Norwegian spy case promises political bombshells within NATO
Oslo
It is the most complex and important spy case ever brought up in the courts of Norway. It is also a case that promises to deliver political bombshells for both Norwegian and foreign politicians. The trial of Arne Treholt, the Norwegian accused of passing secret information to the Soviets over 10 years, opened Monday with an account of Mr. Treholt's alleged confession.
Treholt, a former Norwegian foreign ministry spokesman, apparently told the government a sordid tale of enticement and entrapment by the Soviet secret police, the KGB, complete with details of an orgy set up in Moscow with Norwegian delegates attending a conference there in 1975. (Some delegates were also involved in the orgy, it is alleged, but nothing was said about them being pressured.)
Pictures taken during the evening were presented to Treholt by a KGB general already in contact with the alleged spy. Soviet demands followed for secret documents to which Treholt had access.
The prosecutor, Lars Qvigstad, says that important services were rendered to the Soviets by Treholt. The government's opening statement contains a number of charges alleging espionage that could affect not only Norway but 12 other countries, including seven NATO members.

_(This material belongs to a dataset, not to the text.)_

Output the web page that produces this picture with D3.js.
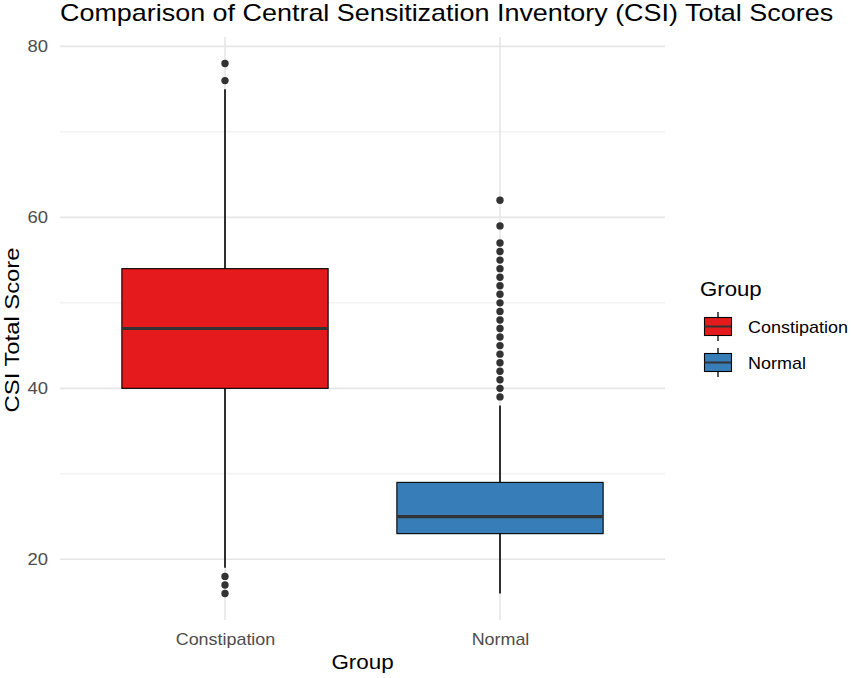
<!DOCTYPE html>
<html>
<head>
<meta charset="utf-8">
<script src="https://cdn.jsdelivr.net/npm/d3@7/dist/d3.min.js"></script>
<style>
  html, body { margin: 0; padding: 0; background: #fff; }
  text { font-family: "Liberation Sans", Arial, sans-serif; }
</style>
</head>
<body>
<svg id="chart" width="851" height="678"></svg>
<script>
const groups = ["Constipation", "Normal"];
const colors = ["#E41A1C", "#377EB8"];
const q1 = [40, 23];
const medians = [47, 25];
const q3 = [54, 29];
const whiskerLow = [19, 16];
const whiskerHigh = [75, 38];
const outliersConstipation = [78, 76, 18, 17, 16];
const outliersNormal = [62, 59, 57, 56, 55, 54, 53, 52, 51, 50, 49, 48, 47, 46, 45, 44, 43, 42, 41, 40, 39];
const yTicks = [20, 40, 60, 80];
const yMinor = [30, 50, 70];

const outliers = [outliersConstipation, outliersNormal];

const svg = d3.select("#chart");
const panel = { left: 60, right: 665, top: 37, bottom: 620 };

const x = d3.scalePoint().domain(groups).range([panel.left, panel.right]).padding(0.6);
const y = d3.scaleLinear().domain([12.9, 81.1]).range([panel.bottom, panel.top]);
const boxW = x.step() * 0.75;

// helper for horizontally widened text
function label(px, py, txt, size, sx, anchor, rot) {
  const gg = svg.append("g")
    .attr("transform", `translate(${px},${py}) rotate(${rot || 0}) scale(${sx},1)`);
  gg.append("text").attr("x", 0).attr("y", 0)
    .attr("text-anchor", anchor || "start")
    .style("font-size", size + "px").attr("fill", "#000").text(txt);
  return gg;
}

// grid
const g = svg.append("g");
g.selectAll(".minor").data(yMinor).join("line")
  .attr("x1", panel.left).attr("x2", panel.right)
  .attr("y1", d => y(d)).attr("y2", d => y(d))
  .attr("stroke", "#ebebeb").attr("stroke-width", 0.9);
g.selectAll(".major").data(yTicks).join("line")
  .attr("x1", panel.left).attr("x2", panel.right)
  .attr("y1", d => y(d)).attr("y2", d => y(d))
  .attr("stroke", "#e6e6e6").attr("stroke-width", 1.6);
g.selectAll(".vmajor").data(groups).join("line")
  .attr("x1", d => x(d)).attr("x2", d => x(d))
  .attr("y1", panel.top).attr("y2", panel.bottom)
  .attr("stroke", "#e6e6e6").attr("stroke-width", 1.6);

// axes
const yAxis = d3.axisLeft(y).tickValues(yTicks).tickSize(0).tickPadding(10.7);
const ya = svg.append("g").attr("transform", `translate(${panel.left},0)`).call(yAxis);
ya.select(".domain").remove();
ya.selectAll("text").attr("fill", "#4d4d4d").style("font-size", "16.5px")
  .style("font-family", "'Liberation Sans', Arial, sans-serif")
  .attr("transform", "scale(1.12,1)");

const xAxis = d3.axisBottom(x).tickSize(0).tickPadding(13.5);
const xa = svg.append("g").attr("transform", `translate(0,${panel.bottom})`).call(xAxis);
xa.select(".domain").remove();
xa.selectAll("text").attr("fill", "#4d4d4d").style("font-size", "16px")
  .style("font-family", "'Liberation Sans', Arial, sans-serif")
  .attr("transform", "scale(1.12,1)");

// boxes
const boxes = svg.append("g");
groups.forEach((grp, i) => {
  const cx = x(grp);
  boxes.append("line").attr("x1", cx).attr("x2", cx)
    .attr("y1", y(whiskerHigh[i])).attr("y2", y(q3[i]))
    .attr("stroke", "#000").attr("stroke-width", 1.6);
  boxes.append("line").attr("x1", cx).attr("x2", cx)
    .attr("y1", y(q1[i])).attr("y2", y(whiskerLow[i]))
    .attr("stroke", "#000").attr("stroke-width", 1.6);
  boxes.append("rect")
    .attr("x", cx - boxW / 2).attr("width", boxW)
    .attr("y", y(q3[i])).attr("height", y(q1[i]) - y(q3[i]))
    .attr("fill", colors[i]).attr("stroke", "#000").attr("stroke-width", 1.1);
  boxes.append("line")
    .attr("x1", cx - boxW / 2).attr("x2", cx + boxW / 2)
    .attr("y1", y(medians[i])).attr("y2", y(medians[i]))
    .attr("stroke", "#333").attr("stroke-width", 3.2);
  boxes.selectAll(null).data(outliers[i]).join("circle")
    .attr("cx", cx).attr("cy", d => y(d)).attr("r", 3.7)
    .attr("fill", "#333");
});

// title
label(panel.left, 21, "Comparison of Central Sensitization Inventory (CSI) Total Scores", 24, 1.122, "start");

// axis titles
label((panel.left + panel.right) / 2, 669, "Group", 20, 1.12, "middle");
label(19, 330, "CSI Total Score", 20, 1.19, "middle", -90);

// legend
label(700, 296, "Group", 20, 1.11, "start");
const lg = svg.append("g");
groups.forEach((grp, i) => {
  const top = 312 + i * 36;
  const cx = 718;
  lg.append("line").attr("x1", cx).attr("x2", cx).attr("y1", top).attr("y2", top + 29)
    .attr("stroke", "#000").attr("stroke-width", 1.3);
  lg.append("rect").attr("x", 704.5).attr("y", top + 5.5).attr("width", 27).attr("height", 18)
    .attr("fill", colors[i]).attr("stroke", "#000").attr("stroke-width", 1.1);
  lg.append("line").attr("x1", 704.5).attr("x2", 731.5).attr("y1", top + 14.5).attr("y2", top + 14.5)
    .attr("stroke", "#333").attr("stroke-width", 2);
  label(748, top + 20.5, grp, 16, 1.125, "start");
});
</script>
</body>
</html>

He is accused of providing to Soviet agents details of NATO air defense and warning systems and of revealing Western intelligence on the Mideast and Afghanistan to Iraq and the Soviets.
Sensitive exchanges between high United States officials and members of the Norwegian government were also reported by Treholt to the KGB, according to the state. Henry Kissinger, Marshall Shulman, Helmut Sonnenfeldt, and Christopher George are among the well-known Americans whose confidential conversations with high-level Norwegians were targeted for reports to the KGB, it is said. Other classified exchanges that were said to have been passed to Moscow were those of former British Foreign Secretary Lord Carrington, former West German Chancellor Helmut Schmidt, and former Prime Minister Pierre Trudeau.
More than 60 witnesses will be called by the prosecution. Among them will be Treholt's wife, television personality Kari Storaekre, who has just published a book about her life with Arne.
Trehold served as a member of Norway's mission to the United Nations from 1979 to 1982. Norway asked the US Federal Bureau of Investigation to place Treholt under surveillance in New York, the state told the court. Once an up-and-coming diplomat, Treholt's alleged brush meetings with KGB contacts were reported in fascinating detail in court -- from the initial signal in the delegate's lounge at the UN headquarters to later rendezvous at obscure restaurants safely distanced from the UN or in restrooms at the United Nations headquarters.
A typewritten note of great significance was found in Treholt's attach'e case, according to the prosecution. Apparently a memo to Treholt himself, it mentioned several Greek politicians, satisfaction with Greek Prime Minister Andreas Papandreou, Turkey, Iran, lunch with a Soviet diplomat, etc.
From late 1982 to early 1983, he was chosen to attend Norway's National Defense College, where he would have been briefed on a variety of secret military matters. When he was arrested, Treholt was the newly named head of the Foreign Ministry's press office.
Trehold's lawyers are insisting that his contacts with Soviet officials were of a normal diplomatic variety in that he never passed on information that compromised the security of the country or NATO.
Treholt was charged with violations of both civilian and military security laws which could bring up him up to 20 years in prison.